Collected material:

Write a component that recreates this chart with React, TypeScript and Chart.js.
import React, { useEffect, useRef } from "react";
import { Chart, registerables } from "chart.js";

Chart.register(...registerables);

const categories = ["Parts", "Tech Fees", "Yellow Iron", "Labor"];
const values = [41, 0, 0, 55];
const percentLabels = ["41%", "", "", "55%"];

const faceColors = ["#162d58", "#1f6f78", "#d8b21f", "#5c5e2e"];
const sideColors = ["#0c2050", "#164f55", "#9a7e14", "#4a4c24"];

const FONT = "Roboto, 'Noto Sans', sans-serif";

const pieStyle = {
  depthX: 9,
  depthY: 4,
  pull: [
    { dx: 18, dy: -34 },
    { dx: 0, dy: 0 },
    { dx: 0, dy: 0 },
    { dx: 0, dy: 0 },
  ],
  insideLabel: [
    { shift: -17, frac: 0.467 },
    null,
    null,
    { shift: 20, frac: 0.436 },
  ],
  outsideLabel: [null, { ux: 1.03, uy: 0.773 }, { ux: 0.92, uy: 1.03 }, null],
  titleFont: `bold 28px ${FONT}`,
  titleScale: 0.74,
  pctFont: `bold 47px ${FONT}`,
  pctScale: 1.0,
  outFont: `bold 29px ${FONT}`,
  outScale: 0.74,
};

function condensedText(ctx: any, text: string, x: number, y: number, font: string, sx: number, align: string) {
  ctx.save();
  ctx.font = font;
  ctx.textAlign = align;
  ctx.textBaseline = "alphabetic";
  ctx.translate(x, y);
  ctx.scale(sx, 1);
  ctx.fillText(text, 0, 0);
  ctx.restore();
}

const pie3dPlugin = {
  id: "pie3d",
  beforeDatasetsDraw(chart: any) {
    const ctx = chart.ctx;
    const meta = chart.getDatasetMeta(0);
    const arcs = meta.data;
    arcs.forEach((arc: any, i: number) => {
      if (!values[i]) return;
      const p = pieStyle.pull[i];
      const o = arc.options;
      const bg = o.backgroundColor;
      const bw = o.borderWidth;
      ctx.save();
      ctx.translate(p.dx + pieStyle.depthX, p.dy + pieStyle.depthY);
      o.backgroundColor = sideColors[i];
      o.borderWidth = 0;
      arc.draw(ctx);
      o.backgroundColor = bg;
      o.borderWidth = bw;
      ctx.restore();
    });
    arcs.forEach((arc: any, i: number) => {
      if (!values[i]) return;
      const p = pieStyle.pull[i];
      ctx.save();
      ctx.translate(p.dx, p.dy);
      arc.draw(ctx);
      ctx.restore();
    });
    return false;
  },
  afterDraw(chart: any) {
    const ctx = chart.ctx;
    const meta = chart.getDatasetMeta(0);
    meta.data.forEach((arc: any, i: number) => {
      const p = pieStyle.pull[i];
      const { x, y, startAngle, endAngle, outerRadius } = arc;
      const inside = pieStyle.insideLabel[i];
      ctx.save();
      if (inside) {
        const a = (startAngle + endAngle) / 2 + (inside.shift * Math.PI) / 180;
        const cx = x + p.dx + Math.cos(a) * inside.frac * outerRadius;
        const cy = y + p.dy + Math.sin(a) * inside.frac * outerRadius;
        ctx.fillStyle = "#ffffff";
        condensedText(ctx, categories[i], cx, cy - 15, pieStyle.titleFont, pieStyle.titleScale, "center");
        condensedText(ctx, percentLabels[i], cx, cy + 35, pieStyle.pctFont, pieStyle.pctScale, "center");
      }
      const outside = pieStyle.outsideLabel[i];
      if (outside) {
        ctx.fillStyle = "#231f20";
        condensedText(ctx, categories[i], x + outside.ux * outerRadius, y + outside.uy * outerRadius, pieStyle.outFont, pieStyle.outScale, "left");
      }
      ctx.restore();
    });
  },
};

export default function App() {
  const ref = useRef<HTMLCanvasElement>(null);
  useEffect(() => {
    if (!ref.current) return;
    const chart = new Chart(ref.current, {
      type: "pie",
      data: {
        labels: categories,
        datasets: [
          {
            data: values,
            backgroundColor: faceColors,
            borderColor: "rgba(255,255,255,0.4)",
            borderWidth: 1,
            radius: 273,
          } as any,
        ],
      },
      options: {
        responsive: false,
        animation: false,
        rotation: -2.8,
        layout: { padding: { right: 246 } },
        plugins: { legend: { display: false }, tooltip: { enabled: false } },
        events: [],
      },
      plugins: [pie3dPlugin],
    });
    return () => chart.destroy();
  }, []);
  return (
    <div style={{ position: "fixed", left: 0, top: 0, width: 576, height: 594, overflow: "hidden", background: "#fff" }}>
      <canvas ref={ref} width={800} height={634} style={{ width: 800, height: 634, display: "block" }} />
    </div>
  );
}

Task requirements: Extract the complete listing verbatim.

Result of this exercise:
Write a component that recreates this chart with React, TypeScript and Chart.js.
import React, { useEffect, useRef } from "react";
import { Chart, registerables } from "chart.js";

Chart.register(...registerables);

const categories = ["Parts", "Tech Fees", "Yellow Iron", "Labor"];
const values = [41, 0, 0, 55];
const percentLabels = ["41%", "", "", "55%"];

const faceColors = ["#162d58", "#1f6f78", "#d8b21f", "#5c5e2e"];
const sideColors = ["#0c2050", "#164f55", "#9a7e14", "#4a4c24"];

const FONT = "Roboto, 'Noto Sans', sans-serif";

const pieStyle = {
  depthX: 9,
  depthY: 4,
  pull: [
    { dx: 18, dy: -34 },
    { dx: 0, dy: 0 },
    { dx: 0, dy: 0 },
    { dx: 0, dy: 0 },
  ],
  insideLabel: [
    { shift: -17, frac: 0.467 },
    null,
    null,
    { shift: 20, frac: 0.436 },
  ],
  outsideLabel: [null, { ux: 1.03, uy: 0.773 }, { ux: 0.92, uy: 1.03 }, null],
  titleFont: `bold 28px ${FONT}`,
  titleScale: 0.74,
  pctFont: `bold 47px ${FONT}`,
  pctScale: 1.0,
  outFont: `bold 29px ${FONT}`,
  outScale: 0.74,
};

function condensedText(ctx: any, text: string, x: number, y: number, font: string, sx: number, align: string) {
  ctx.save();
  ctx.font = font;
  ctx.textAlign = align;
  ctx.textBaseline = "alphabetic";
  ctx.translate(x, y);
  ctx.scale(sx, 1);
  ctx.fillText(text, 0, 0);
  ctx.restore();
}

const pie3dPlugin = {
  id: "pie3d",
  beforeDatasetsDraw(chart: any) {
    const ctx = chart.ctx;
    const meta = chart.getDatasetMeta(0);
    const arcs = meta.data;
    arcs.forEach((arc: any, i: number) => {
      if (!values[i]) return;
      const p = pieStyle.pull[i];
      const o = arc.options;
      const bg = o.backgroundColor;
      const bw = o.borderWidth;
      ctx.save();
      ctx.translate(p.dx + pieStyle.depthX, p.dy + pieStyle.depthY);
      o.backgroundColor = sideColors[i];
      o.borderWidth = 0;
      arc.draw(ctx);
      o.backgroundColor = bg;
      o.borderWidth = bw;
      ctx.restore();
    });
    arcs.forEach((arc: any, i: number) => {
      if (!values[i]) return;
      const p = pieStyle.pull[i];
      ctx.save();
      ctx.translate(p.dx, p.dy);
      arc.draw(ctx);
      ctx.restore();
    });
    return false;
  },
  afterDraw(chart: any) {
    const ctx = chart.ctx;
    const meta = chart.getDatasetMeta(0);
    meta.data.forEach((arc: any, i: number) => {
      const p = pieStyle.pull[i];
      const { x, y, startAngle, endAngle, outerRadius } = arc;
      const inside = pieStyle.insideLabel[i];
      ctx.save();
      if (inside) {
        const a = (startAngle + endAngle) / 2 + (inside.shift * Math.PI) / 180;
        const cx = x + p.dx + Math.cos(a) * inside.frac * outerRadius;
        const cy = y + p.dy + Math.sin(a) * inside.frac * outerRadius;
        ctx.fillStyle = "#ffffff";
        condensedText(ctx, categories[i], cx, cy - 15, pieStyle.titleFont, pieStyle.titleScale, "center");
        condensedText(ctx, percentLabels[i], cx, cy + 35, pieStyle.pctFont, pieStyle.pctScale, "center");
      }
      const outside = pieStyle.outsideLabel[i];
      if (outside) {
        ctx.fillStyle = "#231f20";
        condensedText(ctx, categories[i], x + outside.ux * outerRadius, y + outside.uy * outerRadius, pieStyle.outFont, pieStyle.outScale, "left");
      }
      ctx.restore();
    });
  },
};

export default function App() {
  const ref = useRef<HTMLCanvasElement>(null);
  useEffect(() => {
    if (!ref.current) return;
    const chart = new Chart(ref.current, {
      type: "pie",
      data: {
        labels: categories,
        datasets: [
          {
            data: values,
            backgroundColor: faceColors,
            borderColor: "rgba(255,255,255,0.4)",
            borderWidth: 1,
            radius: 273,
          } as any,
        ],
      },
      options: {
        responsive: false,
        animation: false,
        rotation: -2.8,
        layout: { padding: { right: 246 } },
        plugins: { legend: { display: false }, tooltip: { enabled: false } },
        events: [],
      },
      plugins: [pie3dPlugin],
    });
    return () => chart.destroy();
  }, []);
  return (
    <div style={{ position: "fixed", left: 0, top: 0, width: 576, height: 594, overflow: "hidden", background: "#fff" }}>
      <canvas ref={ref} width={800} height={634} style={{ width: 800, height: 634, display: "block" }} />
    </div>
  );
}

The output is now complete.